**DATA SEGMENT**

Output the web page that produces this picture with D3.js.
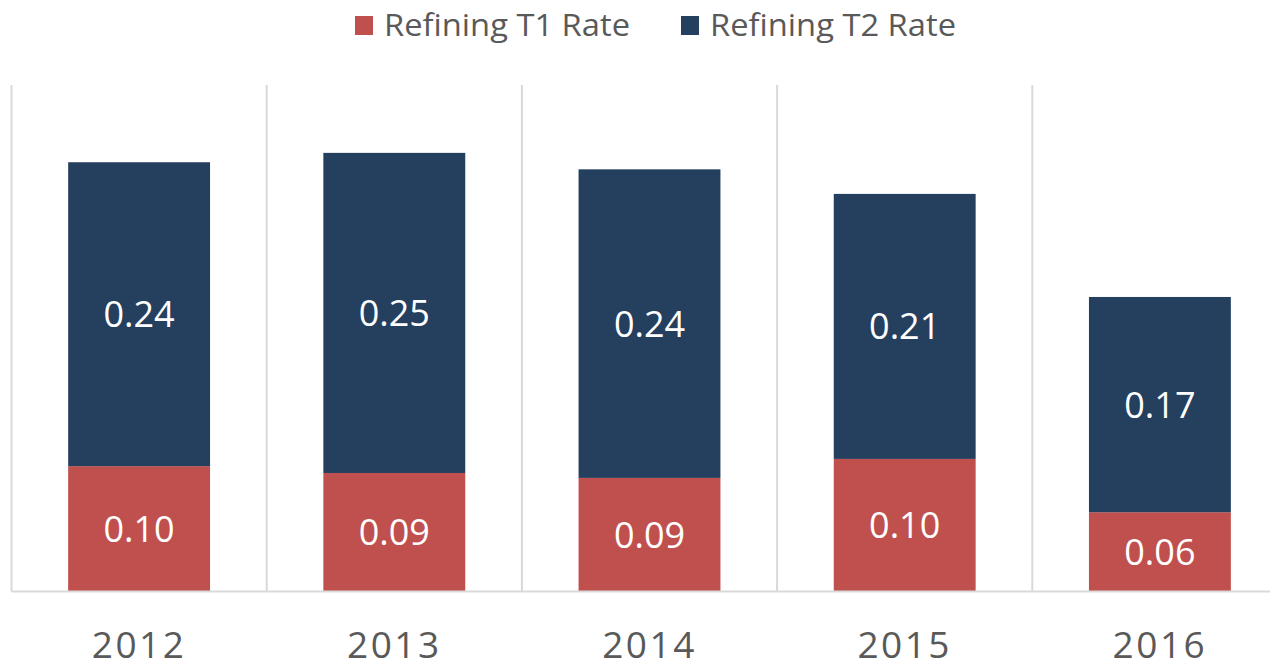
<!DOCTYPE html>
<html>
<head>
<meta charset="utf-8">
<script src="https://cdn.jsdelivr.net/npm/d3@7"></script>
<style>
  html, body { margin: 0; padding: 0; background: #fff; overflow: hidden; }
  text { font-family: "Open Sans", sans-serif; }
</style>
</head>
<body>
<script>
    const width = 1270;
    const height = 664;

    // chart values
    const years = ["2012", "2013", "2014", "2015", "2016"];
    const t1Rate = [0.099, 0.0936, 0.0897, 0.1047, 0.0626];
    const t2Rate = [0.240, 0.2528, 0.2437, 0.2093, 0.170];
    const seriesNames = ["Refining T1 Rate", "Refining T2 Rate"];
    const seriesColors = ["#C0504D", "#253F5F"];

    let rows = years.map((y, i) => ({year: y, t1: t1Rate[i], t2: t2Rate[i]}));

    let svg = d3.select("body").append("svg")
        .attr("width", width)
        .attr("height", height);

    // band scale runs past the right edge, like the cropped original
    let x = d3.scaleBand()
        .domain(years)
        .range([11.5, 1287.5])
        .paddingInner(0.444)
        .paddingOuter(0.222);

    let y = d3.scaleLinear()
        .domain([0, 0.4])
        .range([591.5, 85]);

    // vertical gridlines between categories
    let step = x.step();
    let bounds = d3.range(years.length + 1).map(i => x.range()[0] + i * step);
    svg.selectAll(".grid")
        .data(bounds)
        .enter()
        .append("line")
        .attr("x1", d => d)
        .attr("x2", d => d)
        .attr("y1", y(0.4))
        .attr("y2", y(0))
        .style("stroke", "#D9D9D9")
        .style("stroke-width", 2);

    let stack = d3.stack().keys(["t1", "t2"]);
    let layers = stack(rows);

    let groups = svg.selectAll(".layer")
        .data(layers)
        .enter()
        .append("g")
        .attr("fill", (d, i) => seriesColors[i]);

    groups.selectAll("rect")
        .data(d => d)
        .enter()
        .append("rect")
        .attr("x", d => x(d.data.year))
        .attr("width", x.bandwidth())
        .attr("y", d => y(d[1]))
        .attr("height", d => y(d[0]) - y(d[1]));

    // value labels in the middle of each segment
    groups.selectAll(".lbl")
        .data(d => d)
        .enter()
        .append("text")
        .attr("x", d => x(d.data.year) + x.bandwidth() / 2)
        .attr("y", d => (y(d[0]) + y(d[1])) / 2)
        .attr("dy", "0.36em")
        .attr("text-anchor", "middle")
        .style("font-size", "36px")
        .style("fill", "#fff")
        .text(d => (d[1] - d[0]).toFixed(2));

    // baseline
    svg.append("line")
        .attr("x1", x.range()[0])
        .attr("x2", width)
        .attr("y1", y(0))
        .attr("y2", y(0))
        .style("stroke", "#D9D9D9")
        .style("stroke-width", 2);

    // category labels
    svg.selectAll(".year")
        .data(years)
        .enter()
        .append("text")
        .attr("x", d => x(d) + x.bandwidth() / 2)
        .attr("y", 658)
        .attr("text-anchor", "middle")
        .style("font-size", "37px")
        .style("letter-spacing", "2.5px")
        .style("fill", "#595959")
        .text(d => d);

    // legend
    let legendX = [355, 681];
    let legend = svg.selectAll(".legend")
        .data(seriesNames)
        .enter()
        .append("g")
        .attr("transform", (d, i) => "translate(" + legendX[i] + ",0)");

    legend.append("rect")
        .attr("y", 16)
        .attr("width", 18)
        .attr("height", 19)
        .style("fill", (d, i) => seriesColors[i]);

    legend.append("text")
        .attr("x", 29)
        .attr("y", 36)
        .attr("textLength", 246)
        .attr("lengthAdjust", "spacingAndGlyphs")
        .style("font-size", "31px")
        .style("fill", "#595959")
        .text(d => d);
</script>
</body>
</html>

**PROBLEM TO SOLVE**
Reproduce exactly the run of lines that opens the listing and closes with the line holding "const height = 664;". Pictures are excluded.

**WRITTEN REPLY**
Output the web page that produces this picture with D3.js.
<!DOCTYPE html>
<html>
<head>
<meta charset="utf-8">
<script src="https://cdn.jsdelivr.net/npm/d3@7"></script>
<style>
  html, body { margin: 0; padding: 0; background: #fff; overflow: hidden; }
  text { font-family: "Open Sans", sans-serif; }
</style>
</head>
<body>
<script>
    const width = 1270;
    const height = 664;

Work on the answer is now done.